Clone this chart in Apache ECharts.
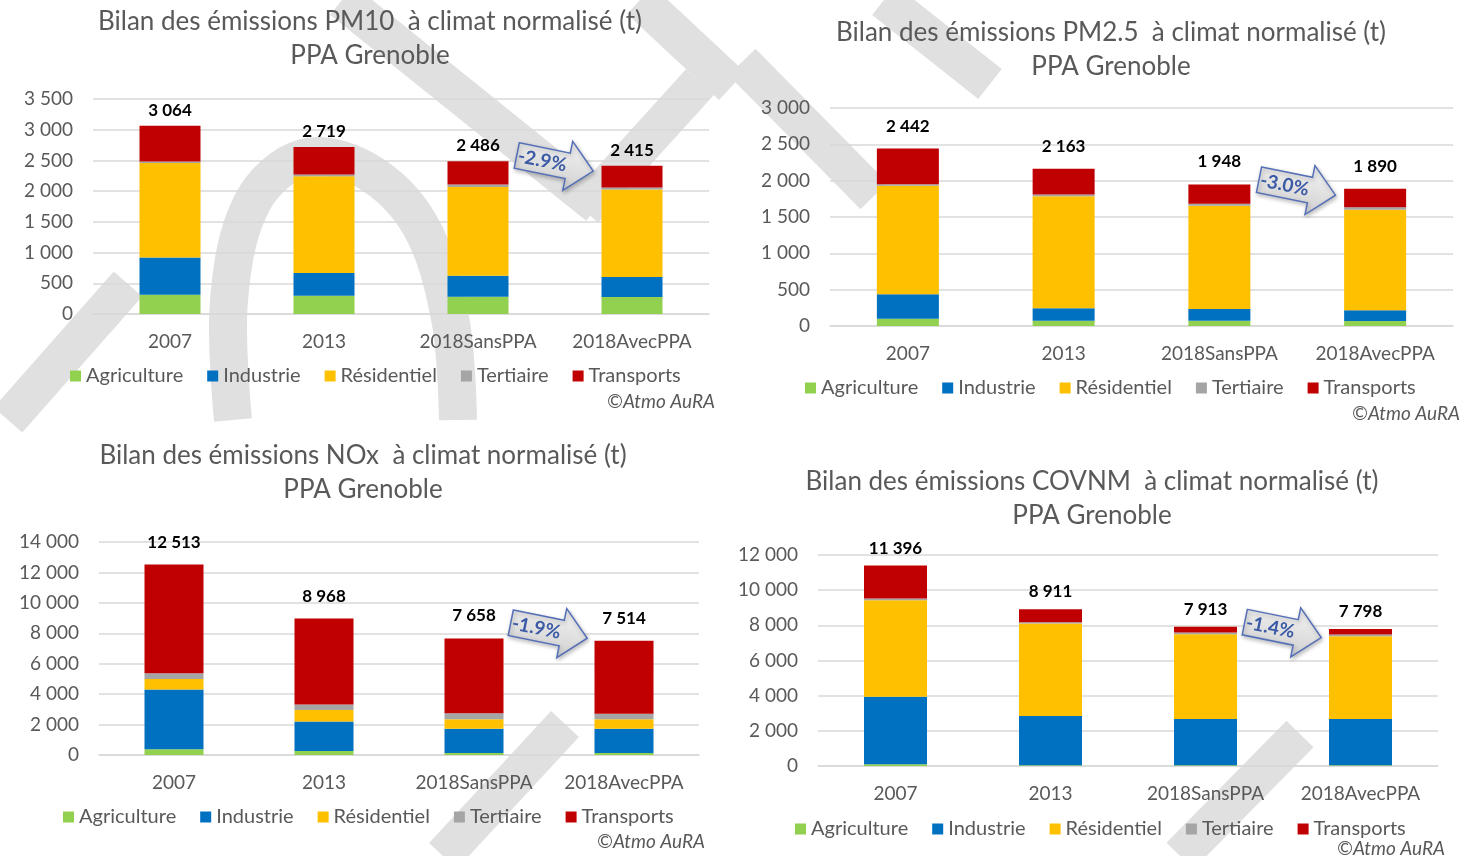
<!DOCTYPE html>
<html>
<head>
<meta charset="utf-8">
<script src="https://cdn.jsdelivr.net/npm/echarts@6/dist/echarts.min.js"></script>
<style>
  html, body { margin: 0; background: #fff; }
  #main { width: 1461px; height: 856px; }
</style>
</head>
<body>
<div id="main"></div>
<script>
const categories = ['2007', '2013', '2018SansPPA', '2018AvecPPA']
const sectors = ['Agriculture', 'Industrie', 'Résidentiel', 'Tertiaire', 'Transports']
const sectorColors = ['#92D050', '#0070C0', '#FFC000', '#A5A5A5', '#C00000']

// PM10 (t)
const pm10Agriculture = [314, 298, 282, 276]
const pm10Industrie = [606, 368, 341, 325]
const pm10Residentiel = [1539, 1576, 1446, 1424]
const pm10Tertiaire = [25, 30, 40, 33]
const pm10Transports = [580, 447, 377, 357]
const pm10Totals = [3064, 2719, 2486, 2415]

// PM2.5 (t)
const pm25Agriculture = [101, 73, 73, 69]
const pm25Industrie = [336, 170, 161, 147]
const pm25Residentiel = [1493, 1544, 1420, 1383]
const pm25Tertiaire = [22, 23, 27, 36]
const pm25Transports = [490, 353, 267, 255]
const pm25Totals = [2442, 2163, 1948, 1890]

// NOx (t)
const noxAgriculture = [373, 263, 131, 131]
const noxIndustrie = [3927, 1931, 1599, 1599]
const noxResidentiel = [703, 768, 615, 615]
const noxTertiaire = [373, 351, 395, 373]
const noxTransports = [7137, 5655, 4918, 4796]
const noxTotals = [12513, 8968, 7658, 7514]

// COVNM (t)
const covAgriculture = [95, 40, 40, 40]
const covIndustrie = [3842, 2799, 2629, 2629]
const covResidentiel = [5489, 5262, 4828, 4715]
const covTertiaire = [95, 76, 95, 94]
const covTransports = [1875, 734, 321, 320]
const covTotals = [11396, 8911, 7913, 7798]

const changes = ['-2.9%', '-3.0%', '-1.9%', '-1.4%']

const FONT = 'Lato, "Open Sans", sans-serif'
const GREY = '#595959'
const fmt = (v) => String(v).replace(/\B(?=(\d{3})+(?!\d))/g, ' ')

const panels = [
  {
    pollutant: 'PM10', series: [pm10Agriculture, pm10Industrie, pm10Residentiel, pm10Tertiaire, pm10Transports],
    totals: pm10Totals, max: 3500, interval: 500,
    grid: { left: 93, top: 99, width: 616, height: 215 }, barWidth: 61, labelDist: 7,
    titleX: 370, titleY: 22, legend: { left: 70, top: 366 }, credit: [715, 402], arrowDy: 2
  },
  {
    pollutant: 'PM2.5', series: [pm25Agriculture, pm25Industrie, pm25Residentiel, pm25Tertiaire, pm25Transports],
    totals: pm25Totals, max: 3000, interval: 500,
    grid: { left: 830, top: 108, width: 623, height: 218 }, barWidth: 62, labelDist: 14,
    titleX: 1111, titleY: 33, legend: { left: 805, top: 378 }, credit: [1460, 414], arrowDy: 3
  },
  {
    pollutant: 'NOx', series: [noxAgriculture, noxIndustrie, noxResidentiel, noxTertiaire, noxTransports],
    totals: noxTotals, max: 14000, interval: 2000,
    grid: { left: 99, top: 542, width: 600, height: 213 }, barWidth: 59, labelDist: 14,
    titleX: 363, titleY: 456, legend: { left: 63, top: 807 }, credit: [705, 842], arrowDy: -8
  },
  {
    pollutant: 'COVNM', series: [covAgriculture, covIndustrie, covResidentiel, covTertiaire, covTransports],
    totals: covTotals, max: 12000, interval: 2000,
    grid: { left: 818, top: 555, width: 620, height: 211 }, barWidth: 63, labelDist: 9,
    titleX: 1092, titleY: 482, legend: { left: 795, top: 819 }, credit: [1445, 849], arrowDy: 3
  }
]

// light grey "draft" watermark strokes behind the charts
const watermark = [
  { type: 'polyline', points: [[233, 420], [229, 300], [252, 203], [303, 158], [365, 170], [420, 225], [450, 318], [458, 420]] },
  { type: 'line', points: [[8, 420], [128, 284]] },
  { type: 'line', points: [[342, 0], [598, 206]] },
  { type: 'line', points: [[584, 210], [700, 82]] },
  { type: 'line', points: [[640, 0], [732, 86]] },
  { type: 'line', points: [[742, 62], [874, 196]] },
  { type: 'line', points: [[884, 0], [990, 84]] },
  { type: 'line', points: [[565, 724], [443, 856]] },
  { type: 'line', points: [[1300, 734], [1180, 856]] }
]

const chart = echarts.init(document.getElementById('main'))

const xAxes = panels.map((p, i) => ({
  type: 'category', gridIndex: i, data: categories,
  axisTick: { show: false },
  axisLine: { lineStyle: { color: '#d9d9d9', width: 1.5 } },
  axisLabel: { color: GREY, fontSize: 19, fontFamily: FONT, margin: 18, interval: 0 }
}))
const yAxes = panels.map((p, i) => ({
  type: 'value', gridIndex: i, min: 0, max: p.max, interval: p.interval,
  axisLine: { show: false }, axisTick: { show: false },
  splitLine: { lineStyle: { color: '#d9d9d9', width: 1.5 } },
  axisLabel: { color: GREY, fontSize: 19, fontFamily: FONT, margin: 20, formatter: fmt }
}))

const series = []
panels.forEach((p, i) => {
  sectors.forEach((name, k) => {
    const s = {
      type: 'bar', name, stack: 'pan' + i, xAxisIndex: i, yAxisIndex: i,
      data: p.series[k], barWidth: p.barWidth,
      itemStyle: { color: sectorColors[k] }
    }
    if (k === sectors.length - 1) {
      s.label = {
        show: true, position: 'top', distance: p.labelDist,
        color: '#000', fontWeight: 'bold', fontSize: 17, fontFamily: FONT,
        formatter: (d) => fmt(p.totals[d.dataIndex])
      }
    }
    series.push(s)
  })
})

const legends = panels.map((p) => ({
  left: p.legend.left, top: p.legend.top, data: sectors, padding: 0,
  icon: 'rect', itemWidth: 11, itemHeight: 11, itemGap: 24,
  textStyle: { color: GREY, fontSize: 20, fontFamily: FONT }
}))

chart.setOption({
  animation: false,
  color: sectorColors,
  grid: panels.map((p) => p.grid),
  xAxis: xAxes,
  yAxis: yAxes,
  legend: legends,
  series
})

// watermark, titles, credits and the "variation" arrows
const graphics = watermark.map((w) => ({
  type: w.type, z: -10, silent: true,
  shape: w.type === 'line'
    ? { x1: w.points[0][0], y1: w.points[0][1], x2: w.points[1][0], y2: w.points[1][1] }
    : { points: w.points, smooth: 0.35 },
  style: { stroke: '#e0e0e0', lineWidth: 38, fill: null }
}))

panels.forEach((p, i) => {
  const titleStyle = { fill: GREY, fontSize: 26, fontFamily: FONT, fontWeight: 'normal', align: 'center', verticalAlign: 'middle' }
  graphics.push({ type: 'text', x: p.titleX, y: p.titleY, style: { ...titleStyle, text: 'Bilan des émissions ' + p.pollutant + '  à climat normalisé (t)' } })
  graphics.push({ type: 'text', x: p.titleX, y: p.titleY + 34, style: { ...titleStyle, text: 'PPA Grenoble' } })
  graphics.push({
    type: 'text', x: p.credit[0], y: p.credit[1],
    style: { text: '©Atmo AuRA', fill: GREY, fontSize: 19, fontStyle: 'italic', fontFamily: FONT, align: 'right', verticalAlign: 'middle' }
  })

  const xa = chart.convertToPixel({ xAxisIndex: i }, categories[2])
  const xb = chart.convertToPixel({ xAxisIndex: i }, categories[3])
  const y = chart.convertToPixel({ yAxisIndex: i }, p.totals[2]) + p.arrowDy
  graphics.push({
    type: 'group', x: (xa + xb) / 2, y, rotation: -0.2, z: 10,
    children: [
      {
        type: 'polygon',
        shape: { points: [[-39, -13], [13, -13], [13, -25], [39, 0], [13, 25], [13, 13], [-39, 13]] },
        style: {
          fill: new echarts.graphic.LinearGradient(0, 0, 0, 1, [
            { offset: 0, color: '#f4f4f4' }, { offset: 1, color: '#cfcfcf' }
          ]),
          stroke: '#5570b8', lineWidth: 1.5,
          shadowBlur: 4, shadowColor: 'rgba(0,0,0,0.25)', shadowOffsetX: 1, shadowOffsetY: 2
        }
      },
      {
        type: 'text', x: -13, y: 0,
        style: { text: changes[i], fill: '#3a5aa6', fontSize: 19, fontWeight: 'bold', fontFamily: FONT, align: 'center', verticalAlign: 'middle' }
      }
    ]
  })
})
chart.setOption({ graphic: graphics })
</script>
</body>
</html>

---

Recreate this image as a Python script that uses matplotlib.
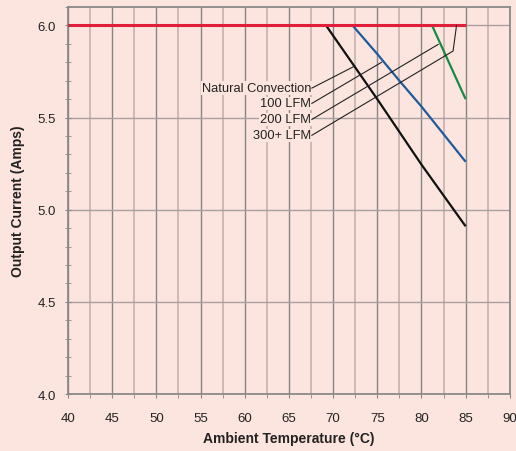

---

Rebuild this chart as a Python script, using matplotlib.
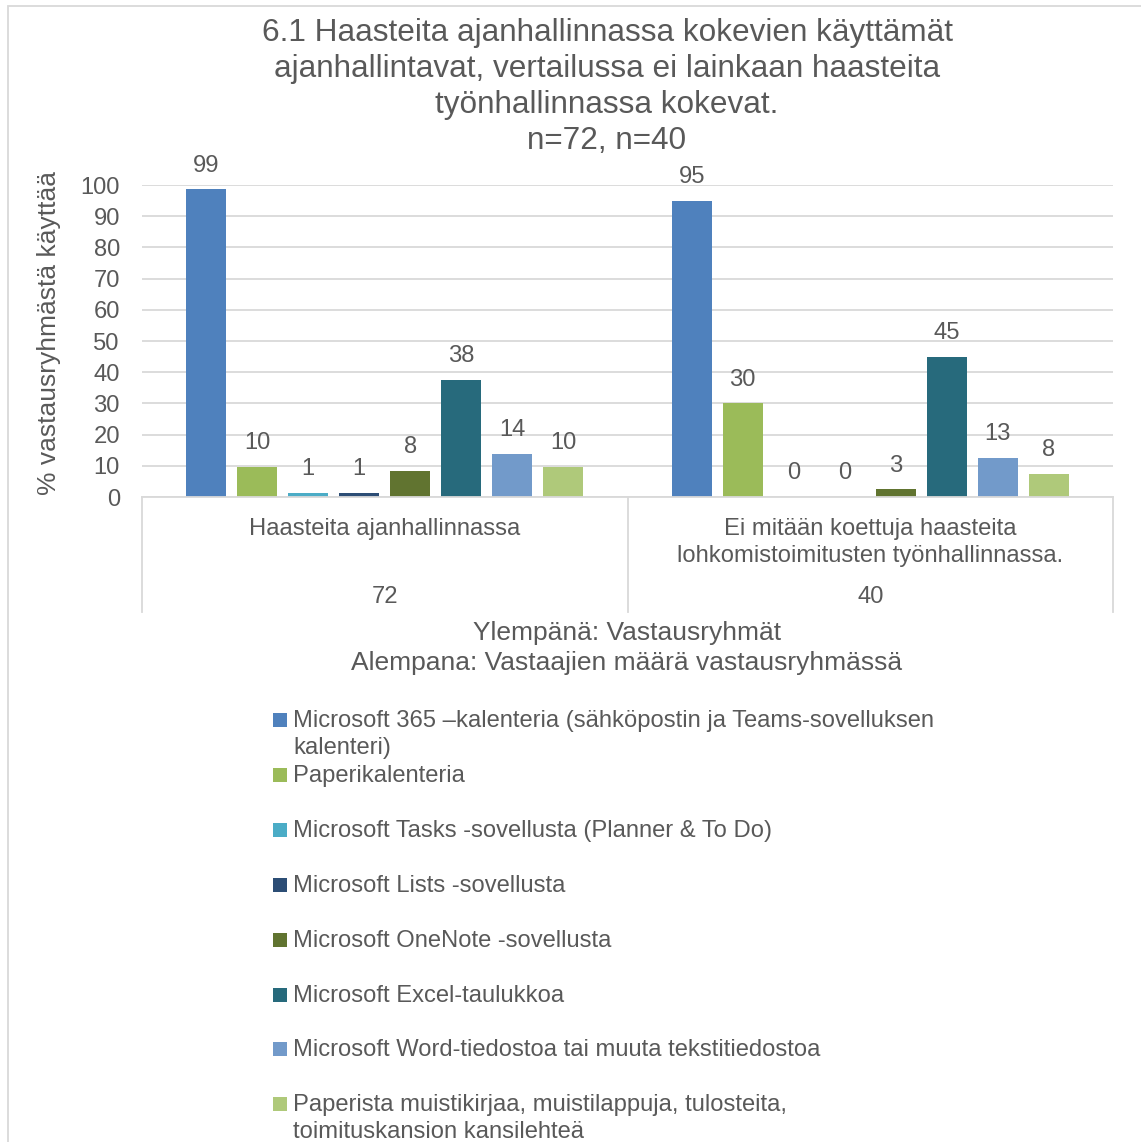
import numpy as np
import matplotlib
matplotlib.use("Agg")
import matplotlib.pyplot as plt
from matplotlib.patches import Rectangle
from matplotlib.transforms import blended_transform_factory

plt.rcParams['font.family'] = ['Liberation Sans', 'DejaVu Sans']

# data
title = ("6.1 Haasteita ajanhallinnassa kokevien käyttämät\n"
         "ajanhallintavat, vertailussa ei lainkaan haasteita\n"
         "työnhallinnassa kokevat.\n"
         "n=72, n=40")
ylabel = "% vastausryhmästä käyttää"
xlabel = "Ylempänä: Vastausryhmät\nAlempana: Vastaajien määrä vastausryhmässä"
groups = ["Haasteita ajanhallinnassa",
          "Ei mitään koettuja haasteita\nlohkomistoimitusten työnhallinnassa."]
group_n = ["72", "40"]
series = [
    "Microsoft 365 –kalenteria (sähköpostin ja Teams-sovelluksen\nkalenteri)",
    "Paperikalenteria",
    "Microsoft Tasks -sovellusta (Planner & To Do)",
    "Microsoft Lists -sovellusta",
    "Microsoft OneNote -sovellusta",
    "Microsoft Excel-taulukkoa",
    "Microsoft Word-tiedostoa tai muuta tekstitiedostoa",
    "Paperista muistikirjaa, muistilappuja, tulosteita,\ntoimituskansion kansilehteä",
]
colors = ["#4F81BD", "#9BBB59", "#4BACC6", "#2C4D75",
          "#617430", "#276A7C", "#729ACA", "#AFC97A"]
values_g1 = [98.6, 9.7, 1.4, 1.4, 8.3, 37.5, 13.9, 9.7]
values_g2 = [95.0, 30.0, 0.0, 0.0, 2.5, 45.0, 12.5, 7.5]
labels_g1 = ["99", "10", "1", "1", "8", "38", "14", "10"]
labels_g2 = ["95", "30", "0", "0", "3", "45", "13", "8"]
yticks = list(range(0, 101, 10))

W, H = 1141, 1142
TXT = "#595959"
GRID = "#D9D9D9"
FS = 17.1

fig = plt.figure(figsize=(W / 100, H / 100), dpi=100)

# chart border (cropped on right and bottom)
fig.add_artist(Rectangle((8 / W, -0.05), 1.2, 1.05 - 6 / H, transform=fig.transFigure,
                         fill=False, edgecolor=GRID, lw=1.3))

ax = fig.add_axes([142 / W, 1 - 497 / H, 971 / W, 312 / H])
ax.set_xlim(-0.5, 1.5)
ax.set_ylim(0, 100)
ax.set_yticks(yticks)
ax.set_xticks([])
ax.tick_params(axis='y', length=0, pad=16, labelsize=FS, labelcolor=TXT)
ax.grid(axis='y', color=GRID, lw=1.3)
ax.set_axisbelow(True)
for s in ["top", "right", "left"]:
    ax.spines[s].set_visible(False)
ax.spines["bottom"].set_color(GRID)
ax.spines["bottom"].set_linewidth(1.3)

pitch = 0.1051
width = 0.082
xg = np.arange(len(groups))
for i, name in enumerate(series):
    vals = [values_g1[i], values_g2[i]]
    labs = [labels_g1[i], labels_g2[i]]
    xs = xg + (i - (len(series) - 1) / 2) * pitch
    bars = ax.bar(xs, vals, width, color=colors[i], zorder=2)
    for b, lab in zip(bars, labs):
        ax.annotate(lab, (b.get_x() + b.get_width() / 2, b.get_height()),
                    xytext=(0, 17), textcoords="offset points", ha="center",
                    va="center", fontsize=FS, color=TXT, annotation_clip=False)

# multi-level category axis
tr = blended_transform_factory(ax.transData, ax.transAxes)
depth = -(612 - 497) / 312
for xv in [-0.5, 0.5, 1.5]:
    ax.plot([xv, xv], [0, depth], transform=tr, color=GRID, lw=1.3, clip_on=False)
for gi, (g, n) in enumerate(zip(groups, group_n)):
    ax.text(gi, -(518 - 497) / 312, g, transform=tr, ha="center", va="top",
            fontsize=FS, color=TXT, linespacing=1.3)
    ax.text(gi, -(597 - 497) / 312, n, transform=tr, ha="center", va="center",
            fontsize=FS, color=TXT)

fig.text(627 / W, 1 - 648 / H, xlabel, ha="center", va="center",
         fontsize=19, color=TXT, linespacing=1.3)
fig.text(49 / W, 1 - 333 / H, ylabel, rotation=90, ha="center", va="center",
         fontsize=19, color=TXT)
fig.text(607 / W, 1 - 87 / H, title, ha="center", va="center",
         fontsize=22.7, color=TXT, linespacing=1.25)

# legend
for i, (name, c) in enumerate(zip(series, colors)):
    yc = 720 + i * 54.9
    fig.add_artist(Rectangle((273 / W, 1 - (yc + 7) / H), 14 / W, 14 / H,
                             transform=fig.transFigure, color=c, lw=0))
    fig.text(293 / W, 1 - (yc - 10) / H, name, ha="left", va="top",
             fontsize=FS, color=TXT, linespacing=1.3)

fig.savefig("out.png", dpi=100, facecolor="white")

---

_Task instructions_
Would you restate, exactly and with no pictures, the lines of the entries above from the one containing "Rebuild this chart" through the one containing "plt.rcParams['font.family'] = ['Liberation"?

_Correct output_
Rebuild this chart as a Python script, using matplotlib.
import numpy as np
import matplotlib
matplotlib.use("Agg")
import matplotlib.pyplot as plt
from matplotlib.patches import Rectangle
from matplotlib.transforms import blended_transform_factory

plt.rcParams['font.family'] = ['Liberation Sans', 'DejaVu Sans']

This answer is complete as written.